Quote the data below in full, minus the images.

◇ ◇ ◇

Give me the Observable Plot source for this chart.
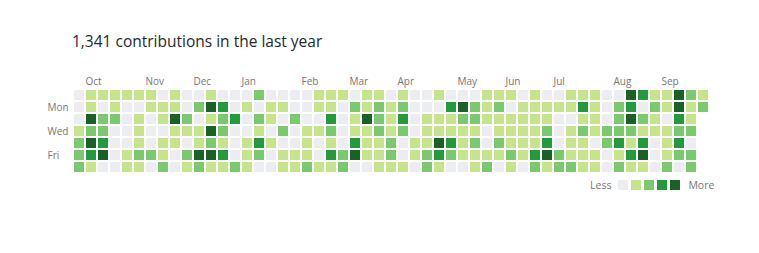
<!DOCTYPE html>
<html>
<head>
<meta charset="utf-8">
<script src="https://cdn.jsdelivr.net/npm/d3@7"></script>
<script src="https://cdn.jsdelivr.net/npm/@observablehq/plot@0.6"></script>
<style>
  html, body { margin: 0; padding: 0; background: #fff; }
  #wrap { position: relative; width: 759px; height: 253px; overflow: hidden; font-family: "Open Sans", sans-serif; }
  #title { position: absolute; left: 72px; top: 33px; font-size: 15.5px; line-height: 16px; color: #24292e; white-space: nowrap; }
  #chart { position: absolute; left: 0; top: 0; }
  #legend { position: absolute; left: 590px; top: 179px; height: 12px; display: flex; align-items: center; font-size: 10.5px; color: #767676; white-space: nowrap; }
  #legend .sw { width: 10px; height: 10px; margin-right: 3px; display: inline-block; }
  #legend .less { margin-right: 7px; }
  #legend .more { margin-left: 5px; }
</style>
</head>
<body>
<div id="wrap">
  <div id="chart"></div>
  <div id="title">1,341 contributions in the last year</div>
  <div id="legend"></div>
</div>
<script>
// Contribution levels (0-4), one array per weekday, one entry per week (Sep 25 2016 – Sep 25 2017)
const sun = [0,1,1,1,1,1,1,0,1, 0,0,1,0,0,0,2,0,0, 0,0,1,1,1,0,1,1,0, 1,0,0,1,0,0,0,1,1, 1,0,1,0,0,1,1,1,0, 0,4,3,1,1,4,2,1];
const mon = [0,1,0,1,0,0,1,1,1, 0,2,4,3,0,1,0,1,1, 0,0,1,1,0,2,1,2,1, 2,0,0,0,3,4,2,1,2, 0,1,1,1,1,1,3,1,0, 2,3,0,2,1,4,1,2];
const tue = [0,4,2,2,0,1,0,1,4, 2,0,1,2,3,0,2,1,0, 2,0,0,3,0,1,4,2,1, 3,0,1,1,1,2,2,1,1, 1,1,1,1,0,0,1,1,0, 2,4,2,1,0,3,1];
const wed = [1,2,2,0,0,1,0,0,1, 1,1,4,2,0,0,1,0,2, 0,1,1,2,0,1,1,2,1, 2,0,1,1,1,1,1,0,1, 1,1,1,2,0,1,2,1,2, 2,2,1,1,1,2,2];
const thu = [2,4,3,0,0,1,0,1,1, 0,1,2,1,0,1,3,1,0, 0,1,0,1,0,3,1,1,2, 0,1,1,4,3,1,2,0,2, 1,1,1,3,0,1,1,0,2, 3,1,3,0,1,3,0];
const fri = [2,3,4,0,1,2,2,1,0, 2,4,4,3,0,1,2,0,1, 1,1,0,3,2,4,1,1,2, 0,1,2,3,2,1,1,1,1, 2,1,3,4,2,1,1,1,0, 1,3,4,0,1,2,2];
const sat = [2,1,0,0,1,1,0,2,0, 1,2,1,1,2,1,0,0,1, 1,2,1,1,2,0,0,1,1, 1,0,2,1,0,0,1,2,0, 1,0,2,1,2,2,1,1,0, 2,1,1,0,2,0,2];

const monthLabels = ["Oct","Nov","Dec","Jan","Feb","Mar","Apr","May","Jun","Jul","Aug","Sep"];
const monthWeeks  = [1, 6, 10, 14, 19, 23, 27, 32, 36, 40, 45, 49];
const dayLabels = ["Mon","Wed","Fri"];
const dayRows   = [1, 3, 5];
const levels  = [0, 1, 2, 3, 4];
const palette = ["#ebedf0", "#c6e48b", "#7bc96f", "#239a3b", "#196127"];

const rows = [sun, mon, tue, wed, thu, fri, sat];
const cells = [];
rows.forEach((row, day) => row.forEach((level, week) => cells.push({week, day, level})));

const plot = Plot.plot({
  width: 759,
  height: 253,
  marginLeft: 73,
  marginRight: 50,
  marginTop: 89,
  marginBottom: 80,
  x: {type: "band", domain: d3.range(53), padding: 0, axis: null},
  y: {type: "band", domain: d3.range(7), padding: 0, axis: null},
  color: {type: "ordinal", domain: levels, range: palette},
  style: {fontFamily: "'Open Sans', sans-serif", fontSize: "10px", background: "transparent", overflow: "visible"},
  marks: [
    Plot.cell(cells, {x: "week", y: "day", fill: "level", inset: 1}),
    Plot.text(monthLabels, {x: monthWeeks, text: d => d, frameAnchor: "top", dy: -12, dx: -6, textAnchor: "start", fill: "#767676"}),
    Plot.text(dayLabels, {y: dayRows, text: d => d, frameAnchor: "left", dx: -26, textAnchor: "start", fill: "#767676"})
  ]
});
document.getElementById("chart").appendChild(plot);

const legend = document.getElementById("legend");
const less = document.createElement("span"); less.className = "less"; less.textContent = "Less"; legend.appendChild(less);
palette.forEach(c => { const s = document.createElement("span"); s.className = "sw"; s.style.background = c; legend.appendChild(s); });
const more = document.createElement("span"); more.className = "more"; more.textContent = "More"; legend.appendChild(more);
</script>
</body>
</html>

◇ ◇ ◇

# FINISHED ANSWER
Give me the Observable Plot source for this chart.
<!DOCTYPE html>
<html>
<head>
<meta charset="utf-8">
<script src="https://cdn.jsdelivr.net/npm/d3@7"></script>
<script src="https://cdn.jsdelivr.net/npm/@observablehq/plot@0.6"></script>
<style>
  html, body { margin: 0; padding: 0; background: #fff; }
  #wrap { position: relative; width: 759px; height: 253px; overflow: hidden; font-family: "Open Sans", sans-serif; }
  #title { position: absolute; left: 72px; top: 33px; font-size: 15.5px; line-height: 16px; color: #24292e; white-space: nowrap; }
  #chart { position: absolute; left: 0; top: 0; }
  #legend { position: absolute; left: 590px; top: 179px; height: 12px; display: flex; align-items: center; font-size: 10.5px; color: #767676; white-space: nowrap; }
  #legend .sw { width: 10px; height: 10px; margin-right: 3px; display: inline-block; }
  #legend .less { margin-right: 7px; }
  #legend .more { margin-left: 5px; }
</style>
</head>
<body>
<div id="wrap">
  <div id="chart"></div>
  <div id="title">1,341 contributions in the last year</div>
  <div id="legend"></div>
</div>
<script>
// Contribution levels (0-4), one array per weekday, one entry per week (Sep 25 2016 – Sep 25 2017)
const sun = [0,1,1,1,1,1,1,0,1, 0,0,1,0,0,0,2,0,0, 0,0,1,1,1,0,1,1,0, 1,0,0,1,0,0,0,1,1, 1,0,1,0,0,1,1,1,0, 0,4,3,1,1,4,2,1];
const mon = [0,1,0,1,0,0,1,1,1, 0,2,4,3,0,1,0,1,1, 0,0,1,1,0,2,1,2,1, 2,0,0,0,3,4,2,1,2, 0,1,1,1,1,1,3,1,0, 2,3,0,2,1,4,1,2];
const tue = [0,4,2,2,0,1,0,1,4, 2,0,1,2,3,0,2,1,0, 2,0,0,3,0,1,4,2,1, 3,0,1,1,1,2,2,1,1, 1,1,1,1,0,0,1,1,0, 2,4,2,1,0,3,1];
const wed = [1,2,2,0,0,1,0,0,1, 1,1,4,2,0,0,1,0,2, 0,1,1,2,0,1,1,2,1, 2,0,1,1,1,1,1,0,1, 1,1,1,2,0,1,2,1,2, 2,2,1,1,1,2,2];
const thu = [2,4,3,0,0,1,0,1,1, 0,1,2,1,0,1,3,1,0, 0,1,0,1,0,3,1,1,2, 0,1,1,4,3,1,2,0,2, 1,1,1,3,0,1,1,0,2, 3,1,3,0,1,3,0];
const fri = [2,3,4,0,1,2,2,1,0, 2,4,4,3,0,1,2,0,1, 1,1,0,3,2,4,1,1,2, 0,1,2,3,2,1,1,1,1, 2,1,3,4,2,1,1,1,0, 1,3,4,0,1,2,2];
const sat = [2,1,0,0,1,1,0,2,0, 1,2,1,1,2,1,0,0,1, 1,2,1,1,2,0,0,1,1, 1,0,2,1,0,0,1,2,0, 1,0,2,1,2,2,1,1,0, 2,1,1,0,2,0,2];

const monthLabels = ["Oct","Nov","Dec","Jan","Feb","Mar","Apr","May","Jun","Jul","Aug","Sep"];
const monthWeeks  = [1, 6, 10, 14, 19, 23, 27, 32, 36, 40, 45, 49];
const dayLabels = ["Mon","Wed","Fri"];
const dayRows   = [1, 3, 5];
const levels  = [0, 1, 2, 3, 4];
const palette = ["#ebedf0", "#c6e48b", "#7bc96f", "#239a3b", "#196127"];

const rows = [sun, mon, tue, wed, thu, fri, sat];
const cells = [];
rows.forEach((row, day) => row.forEach((level, week) => cells.push({week, day, level})));

const plot = Plot.plot({
  width: 759,
  height: 253,
  marginLeft: 73,
  marginRight: 50,
  marginTop: 89,
  marginBottom: 80,
  x: {type: "band", domain: d3.range(53), padding: 0, axis: null},
  y: {type: "band", domain: d3.range(7), padding: 0, axis: null},
  color: {type: "ordinal", domain: levels, range: palette},
  style: {fontFamily: "'Open Sans', sans-serif", fontSize: "10px", background: "transparent", overflow: "visible"},
  marks: [
    Plot.cell(cells, {x: "week", y: "day", fill: "level", inset: 1}),
    Plot.text(monthLabels, {x: monthWeeks, text: d => d, frameAnchor: "top", dy: -12, dx: -6, textAnchor: "start", fill: "#767676"}),
    Plot.text(dayLabels, {y: dayRows, text: d => d, frameAnchor: "left", dx: -26, textAnchor: "start", fill: "#767676"})
  ]
});
document.getElementById("chart").appendChild(plot);

const legend = document.getElementById("legend");
const less = document.createElement("span"); less.className = "less"; less.textContent = "Less"; legend.appendChild(less);
palette.forEach(c => { const s = document.createElement("span"); s.className = "sw"; s.style.background = c; legend.appendChild(s); });
const more = document.createElement("span"); more.className = "more"; more.textContent = "More"; legend.appendChild(more);
</script>
</body>
</html>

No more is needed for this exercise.